Emphasize the importance of mistakes: Real learning happens when we reach the boundaries of our knowledge and skills and push beyond them. An essential element of this learning process is making mistakes. By breaking apart mistakes and the thinking that leads to them, students can reach new levels of confidence and understanding. They can also learn how to show compassion for themselves, forgiving the mistakes they make and moving on, rather than dwelling on them in counterproductive ways.

Experience First, Formalize Later (EFFL): One of the things that can make math very unapproachable for some students is a seemingly impenetrable formalism. Unfamiliar language, weird symbols, ideas detached from real-world experience – it’s like a mountain that needs climbing before one can enjoy the beautiful view of the math world. An EFFL-oriented methodology focuses on solving problems first as a way of exposing concepts and demonstrating how to approach problem-solving.
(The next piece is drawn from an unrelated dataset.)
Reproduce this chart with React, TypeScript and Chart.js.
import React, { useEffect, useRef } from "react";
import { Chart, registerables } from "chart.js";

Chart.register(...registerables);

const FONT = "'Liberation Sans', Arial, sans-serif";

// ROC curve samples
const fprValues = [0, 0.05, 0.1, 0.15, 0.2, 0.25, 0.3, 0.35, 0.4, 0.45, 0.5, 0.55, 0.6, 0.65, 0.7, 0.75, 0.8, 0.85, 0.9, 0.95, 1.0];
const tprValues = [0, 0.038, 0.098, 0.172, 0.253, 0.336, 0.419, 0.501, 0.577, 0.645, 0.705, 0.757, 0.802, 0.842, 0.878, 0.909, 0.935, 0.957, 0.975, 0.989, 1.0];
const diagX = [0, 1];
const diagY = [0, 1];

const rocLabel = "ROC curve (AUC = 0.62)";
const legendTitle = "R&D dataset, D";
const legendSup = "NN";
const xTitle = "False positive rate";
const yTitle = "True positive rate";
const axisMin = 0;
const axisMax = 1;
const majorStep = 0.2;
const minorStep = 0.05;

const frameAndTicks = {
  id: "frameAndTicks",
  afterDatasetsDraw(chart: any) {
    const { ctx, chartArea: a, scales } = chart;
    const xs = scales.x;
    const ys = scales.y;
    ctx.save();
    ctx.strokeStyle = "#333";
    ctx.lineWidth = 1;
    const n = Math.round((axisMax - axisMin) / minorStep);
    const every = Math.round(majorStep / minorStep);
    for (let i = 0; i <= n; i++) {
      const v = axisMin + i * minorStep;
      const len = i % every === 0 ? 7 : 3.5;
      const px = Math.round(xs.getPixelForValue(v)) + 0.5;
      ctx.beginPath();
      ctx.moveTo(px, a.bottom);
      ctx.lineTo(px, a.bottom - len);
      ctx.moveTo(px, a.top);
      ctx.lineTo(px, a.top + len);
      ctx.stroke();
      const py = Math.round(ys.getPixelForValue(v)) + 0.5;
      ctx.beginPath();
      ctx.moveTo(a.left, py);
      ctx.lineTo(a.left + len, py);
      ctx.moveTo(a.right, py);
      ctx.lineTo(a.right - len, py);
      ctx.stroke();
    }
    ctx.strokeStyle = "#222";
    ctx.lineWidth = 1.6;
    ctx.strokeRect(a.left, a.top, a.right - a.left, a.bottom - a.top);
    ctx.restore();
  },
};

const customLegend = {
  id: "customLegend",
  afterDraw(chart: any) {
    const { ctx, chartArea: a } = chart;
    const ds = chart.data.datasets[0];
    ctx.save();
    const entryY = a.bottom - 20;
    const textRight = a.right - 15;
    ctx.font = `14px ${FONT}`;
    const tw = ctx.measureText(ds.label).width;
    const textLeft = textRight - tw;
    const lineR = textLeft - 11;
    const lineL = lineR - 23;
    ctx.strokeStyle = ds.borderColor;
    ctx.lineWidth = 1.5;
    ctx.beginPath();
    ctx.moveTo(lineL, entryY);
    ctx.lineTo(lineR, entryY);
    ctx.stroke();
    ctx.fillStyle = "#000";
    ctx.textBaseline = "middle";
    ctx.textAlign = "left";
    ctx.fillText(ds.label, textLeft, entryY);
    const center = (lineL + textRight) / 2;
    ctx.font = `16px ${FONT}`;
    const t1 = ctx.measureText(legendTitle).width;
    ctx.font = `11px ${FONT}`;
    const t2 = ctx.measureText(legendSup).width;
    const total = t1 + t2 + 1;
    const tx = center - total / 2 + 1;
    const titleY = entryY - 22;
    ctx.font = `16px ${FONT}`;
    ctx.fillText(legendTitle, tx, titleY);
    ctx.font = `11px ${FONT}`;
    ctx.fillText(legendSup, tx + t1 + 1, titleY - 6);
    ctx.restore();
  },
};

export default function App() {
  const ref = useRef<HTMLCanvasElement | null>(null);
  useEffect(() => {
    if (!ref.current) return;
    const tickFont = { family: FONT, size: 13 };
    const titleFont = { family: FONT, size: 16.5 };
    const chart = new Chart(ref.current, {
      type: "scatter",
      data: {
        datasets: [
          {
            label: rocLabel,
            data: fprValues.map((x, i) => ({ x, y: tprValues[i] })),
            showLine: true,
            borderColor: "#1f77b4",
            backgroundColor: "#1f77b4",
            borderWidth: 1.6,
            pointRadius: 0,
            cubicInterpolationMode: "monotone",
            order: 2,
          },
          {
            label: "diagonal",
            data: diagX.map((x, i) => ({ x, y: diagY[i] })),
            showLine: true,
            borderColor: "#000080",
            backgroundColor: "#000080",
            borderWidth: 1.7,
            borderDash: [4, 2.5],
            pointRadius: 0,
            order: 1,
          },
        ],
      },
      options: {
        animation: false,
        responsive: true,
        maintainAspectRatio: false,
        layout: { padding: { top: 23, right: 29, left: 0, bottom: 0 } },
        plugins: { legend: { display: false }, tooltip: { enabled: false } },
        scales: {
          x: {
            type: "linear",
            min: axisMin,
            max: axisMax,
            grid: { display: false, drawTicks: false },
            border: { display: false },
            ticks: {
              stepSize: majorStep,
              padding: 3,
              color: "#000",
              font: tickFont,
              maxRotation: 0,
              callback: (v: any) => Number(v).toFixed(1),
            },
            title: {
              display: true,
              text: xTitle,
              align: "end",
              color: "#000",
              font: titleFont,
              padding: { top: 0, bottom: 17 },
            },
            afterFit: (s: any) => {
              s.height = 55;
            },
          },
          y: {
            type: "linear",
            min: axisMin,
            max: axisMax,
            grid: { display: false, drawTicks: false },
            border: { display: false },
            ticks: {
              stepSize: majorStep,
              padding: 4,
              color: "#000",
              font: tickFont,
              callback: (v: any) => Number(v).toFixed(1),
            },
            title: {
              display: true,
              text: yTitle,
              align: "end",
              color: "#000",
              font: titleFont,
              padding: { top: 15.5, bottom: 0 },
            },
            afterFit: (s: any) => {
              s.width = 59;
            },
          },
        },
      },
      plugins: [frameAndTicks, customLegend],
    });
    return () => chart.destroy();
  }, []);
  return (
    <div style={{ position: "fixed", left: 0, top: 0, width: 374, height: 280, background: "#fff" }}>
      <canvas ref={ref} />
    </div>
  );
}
With a few problems under one’s belt, a gentle stroll into formalism becomes possible – no mountain climbing required.

How can you tell where there are gaps in a student’s skills and knowledge? How can you assess improvement over time? What’s the gold standard for measurement? Unfortunately, there is none, for many of the reasons outlined above.

Based on the variability in the skills, knowledge and learning styles of kids, I take a broader view of evaluation:

Objective measures and the rubber-band standard: Tests, tests and more tests. It’s part of learning math, made attractive by the fact that there are right and wrong answers when it comes to sufficiently well-defined math problems. The difference with Elementis Learning is that my tests are based on what the student is learning at the time and their current level of progress, not some idealized metric about where they “should” be. This is not to say that my testing won’t challenge kids. Tests need to pass the “rubber-band standard”: too easy and the math rubber band doesn’t get stretched, too hard and the rubber band snaps, just right and the rubber band stretches to hold new ideas.
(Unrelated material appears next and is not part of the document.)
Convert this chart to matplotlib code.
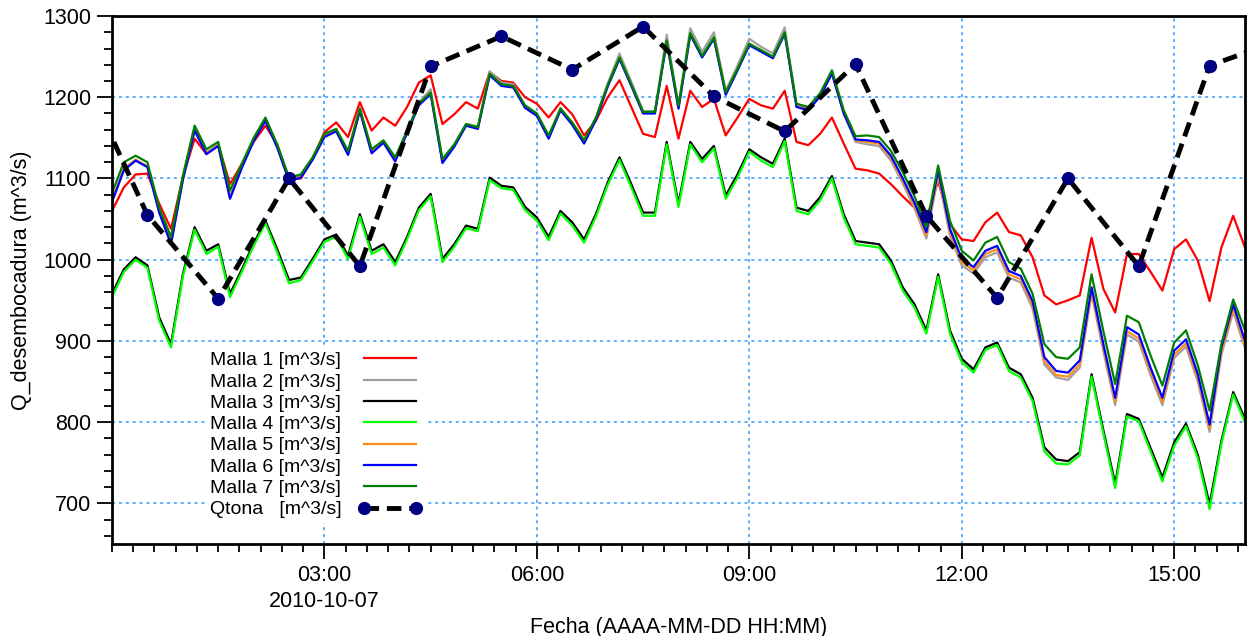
import matplotlib
matplotlib.use("Agg")
import matplotlib.pyplot as plt
import matplotlib.dates as mdates
import matplotlib.ticker as mticker
import numpy as np
import pandas as pd

plt.rcParams['font.family'] = ['Liberation Sans', 'DejaVu Sans']

# ---- data ----
times = pd.date_range("2010-10-07 00:00", periods=97, freq="10min")
qtona_times = pd.date_range("2010-10-06 23:30", periods=18, freq="60min")

labels = ["Malla 1 [m^3/s]", "Malla 2 [m^3/s]", "Malla 3 [m^3/s]", "Malla 4 [m^3/s]",
          "Malla 5 [m^3/s]", "Malla 6 [m^3/s]", "Malla 7 [m^3/s]"]
qtona_label = "Qtona   [m^3/s]"

malla1 = [1060, 1089, 1105, 1106, 1069, 1038, 1101, 1149, 1130, 1142, 1093, 1118,
          1145, 1165, 1142, 1099, 1100, 1124, 1157, 1169, 1151, 1194, 1159, 1175,
          1165, 1188, 1218, 1227, 1167, 1179, 1194, 1186, 1231, 1220, 1218, 1200,
          1192, 1175, 1194, 1179, 1153, 1171, 1200, 1221, 1188, 1155, 1151, 1214,
          1149, 1208, 1188, 1198, 1153, 1175, 1198, 1190, 1186, 1208, 1145, 1141,
          1155, 1175, 1143, 1112, 1110, 1106, 1093, 1078, 1064, 1050, 1097, 1044,
          1025, 1023, 1046, 1058, 1034, 1030, 1003, 956, 945, 950, 956, 1027,
          964, 935, 1007, 1007, 985, 962, 1013, 1025, 999, 949, 1015, 1054,
          1015]
malla2 = [1072, 1111, 1123, 1115, 1059, 1020, 1099, 1160, 1132, 1142, 1076, 1115,
          1148, 1173, 1140, 1099, 1104, 1125, 1153, 1160, 1131, 1186, 1134, 1146,
          1123, 1158, 1193, 1210, 1121, 1141, 1167, 1164, 1232, 1218, 1216, 1189,
          1179, 1150, 1187, 1168, 1145, 1174, 1217, 1254, 1219, 1183, 1183, 1277,
          1190, 1285, 1256, 1280, 1208, 1239, 1272, 1262, 1254, 1286, 1190, 1186,
          1203, 1233, 1180, 1145, 1142, 1140, 1122, 1094, 1063, 1026, 1104, 1030,
          993, 983, 1003, 1009, 978, 972, 940, 871, 855, 852, 867, 958,
          887, 821, 908, 899, 858, 821, 879, 893, 850, 788, 883, 936,
          891]
malla3 = [958, 988, 1003, 993, 929, 896, 982, 1040, 1011, 1019, 958, 988,
          1020, 1048, 1013, 975, 978, 1001, 1025, 1031, 1005, 1056, 1011, 1019,
          997, 1028, 1064, 1081, 1001, 1019, 1042, 1038, 1101, 1091, 1089, 1065,
          1052, 1028, 1060, 1046, 1025, 1056, 1095, 1126, 1093, 1058, 1058, 1145,
          1069, 1145, 1124, 1140, 1079, 1105, 1136, 1126, 1118, 1149, 1064, 1060,
          1077, 1103, 1056, 1023, 1021, 1019, 999, 966, 945, 913, 982, 913,
          878, 865, 892, 898, 867, 859, 830, 769, 754, 752, 763, 859,
          790, 724, 810, 804, 768, 732, 775, 798, 760, 699, 777, 837,
          804]
malla4 = [954, 985, 1000, 990, 925, 892, 979, 1037, 1007, 1016, 954, 985,
          1017, 1045, 1009, 971, 975, 998, 1022, 1028, 1001, 1053, 1007, 1015,
          993, 1025, 1061, 1078, 997, 1016, 1039, 1035, 1098, 1088, 1086, 1061,
          1048, 1024, 1057, 1042, 1021, 1053, 1092, 1123, 1089, 1054, 1054, 1142,
          1065, 1142, 1120, 1137, 1075, 1101, 1133, 1122, 1114, 1146, 1060, 1056,
          1073, 1100, 1052, 1019, 1017, 1015, 995, 962, 941, 909, 979, 909,
          874, 861, 889, 895, 863, 855, 826, 764, 749, 748, 759, 856,
          786, 719, 807, 801, 764, 727, 771, 795, 756, 693, 773, 834,
          800]
malla5 = [1073, 1112, 1123, 1115, 1060, 1021, 1099, 1160, 1131, 1141, 1077, 1114,
          1147, 1172, 1139, 1098, 1102, 1124, 1152, 1159, 1130, 1184, 1132, 1145,
          1122, 1157, 1191, 1205, 1120, 1140, 1166, 1162, 1228, 1215, 1213, 1188,
          1178, 1150, 1185, 1167, 1144, 1173, 1214, 1248, 1215, 1181, 1181, 1269,
          1187, 1278, 1250, 1273, 1204, 1234, 1265, 1257, 1249, 1279, 1189, 1185,
          1202, 1230, 1181, 1147, 1145, 1143, 1125, 1097, 1066, 1030, 1106, 1034,
          997, 987, 1007, 1013, 982, 976, 944, 875, 858, 856, 871, 961,
          891, 825, 912, 903, 862, 825, 883, 897, 854, 792, 887, 940,
          895]
malla6 = [1071, 1110, 1122, 1114, 1058, 1019, 1098, 1159, 1130, 1140, 1075, 1113,
          1146, 1171, 1138, 1097, 1101, 1123, 1151, 1158, 1129, 1183, 1131, 1144,
          1121, 1156, 1190, 1204, 1119, 1139, 1165, 1161, 1227, 1214, 1212, 1187,
          1177, 1149, 1184, 1166, 1143, 1172, 1213, 1247, 1214, 1180, 1180, 1268,
          1186, 1277, 1249, 1272, 1203, 1233, 1264, 1256, 1248, 1278, 1188, 1184,
          1201, 1229, 1180, 1148, 1147, 1145, 1128, 1100, 1070, 1034, 1110, 1038,
          1001, 991, 1011, 1017, 986, 980, 949, 880, 863, 861, 876, 966,
          896, 830, 917, 908, 867, 830, 888, 902, 859, 797, 892, 945,
          900]
malla7 = [1082, 1120, 1128, 1120, 1064, 1028, 1103, 1165, 1136, 1145, 1085, 1118,
          1150, 1175, 1142, 1101, 1105, 1126, 1155, 1161, 1134, 1186, 1136, 1147,
          1126, 1159, 1192, 1206, 1124, 1142, 1167, 1163, 1229, 1216, 1214, 1190,
          1180, 1153, 1186, 1169, 1147, 1175, 1215, 1249, 1216, 1182, 1182, 1270,
          1190, 1279, 1251, 1274, 1206, 1235, 1266, 1258, 1250, 1280, 1192, 1188,
          1205, 1233, 1184, 1152, 1153, 1151, 1134, 1108, 1078, 1040, 1116, 1048,
          1011, 999, 1021, 1028, 997, 989, 958, 896, 880, 878, 892, 982,
          912, 847, 931, 923, 882, 845, 898, 913, 870, 814, 896, 951,
          913]
qtona = [1245, 1055, 952, 1100, 992, 1238, 1275, 1234, 1287, 1201, 1158, 1241,
         1054, 953, 1100, 992, 1239, 1270]

colors = ["#ff0000", "#a0a0a0", "#000000", "#00ff00", "#ff8c1a", "#0000ff", "#008000"]
series = [malla1, malla2, malla3, malla4, malla5, malla6, malla7]

# ---- figure ----
fig = plt.figure(figsize=(12.5, 6.36), dpi=100)
ax = fig.add_axes([0.0896, 0.1447, 0.9064, 0.8301])

for vals, lab, col in zip(series, labels, colors):
    ax.plot(times, vals, color=col, lw=1.6, label=lab)

ax.plot(qtona_times, qtona, color="black", lw=3.5, ls=(0, (3, 1.6)),
        marker="o", ms=8.5, mfc="#000080", mec="#000080", label=qtona_label, zorder=5)

ax.set_xlim(pd.Timestamp("2010-10-07 00:00"), pd.Timestamp("2010-10-07 16:00"))
ax.set_ylim(650, 1300)

ax.xaxis.set_major_locator(mdates.HourLocator(byhour=[3, 6, 9, 12, 15]))
minor = pd.date_range("2010-10-07 00:00", "2010-10-07 16:00", freq="18min")
ax.xaxis.set_minor_locator(mticker.FixedLocator(mdates.date2num(minor)))


def fmt(x, pos):
    d = mdates.num2date(x)
    s = d.strftime("%H:%M")
    if d.hour == 3:
        s += "\n" + d.strftime("%Y-%m-%d")
    return s


ax.xaxis.set_major_formatter(mticker.FuncFormatter(fmt))
ax.yaxis.set_major_locator(mticker.MultipleLocator(100))
ax.yaxis.set_minor_locator(mticker.MultipleLocator(20))

ax.tick_params(axis="both", which="major", direction="out", length=11, width=1.3,
               labelsize=15.5, pad=4)
ax.tick_params(axis="both", which="minor", direction="out", length=6, width=1.3)
for lab in ax.get_xticklabels():
    lab.set_linespacing(1.3)

ax.grid(True, which="major", color="#3399ff", ls=(0, (2, 2.5)), lw=1.1)
for sp in ax.spines.values():
    sp.set_linewidth(2)

ax.set_ylabel("Q_desembocadura (m^3/s)", fontsize=15.5, labelpad=8)
ax.set_xlabel("Fecha (AAAA-MM-DD HH:MM)", fontsize=15.5, labelpad=4)

leg = ax.legend(loc="upper left", bbox_to_anchor=(195 / 1250, 1 - 337 / 636),
                bbox_transform=fig.transFigure, markerfirst=False, numpoints=2,
                fontsize=14, handlelength=3.3, handletextpad=0.85,
                labelspacing=0.19, borderpad=0.25, frameon=True, fancybox=False)
leg.get_frame().set_facecolor("white")
leg.get_frame().set_edgecolor("none")
leg.get_frame().set_alpha(1)

fig.savefig("out.png", dpi=100)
Subjective evaluations: The complement to objective tests is a subjective assessment of how the student feels over time, which can include measures of “soft” skills like: confidence, level of engagement and focus, management of frustration and other negative feelings, ability to communicate ideas and thinking processes effectively.

Mastery of the math shibboleth: Vocabulary can be one of the biggest barriers to learning and understanding math. An assessment of vocabulary can be both objective and subjective, since some mathematical terms resist simple definition. A student has to be able to talk about math in order to learn it and do it, and assessing this foundational vocabulary is a cornerstone of my approach to evaluation.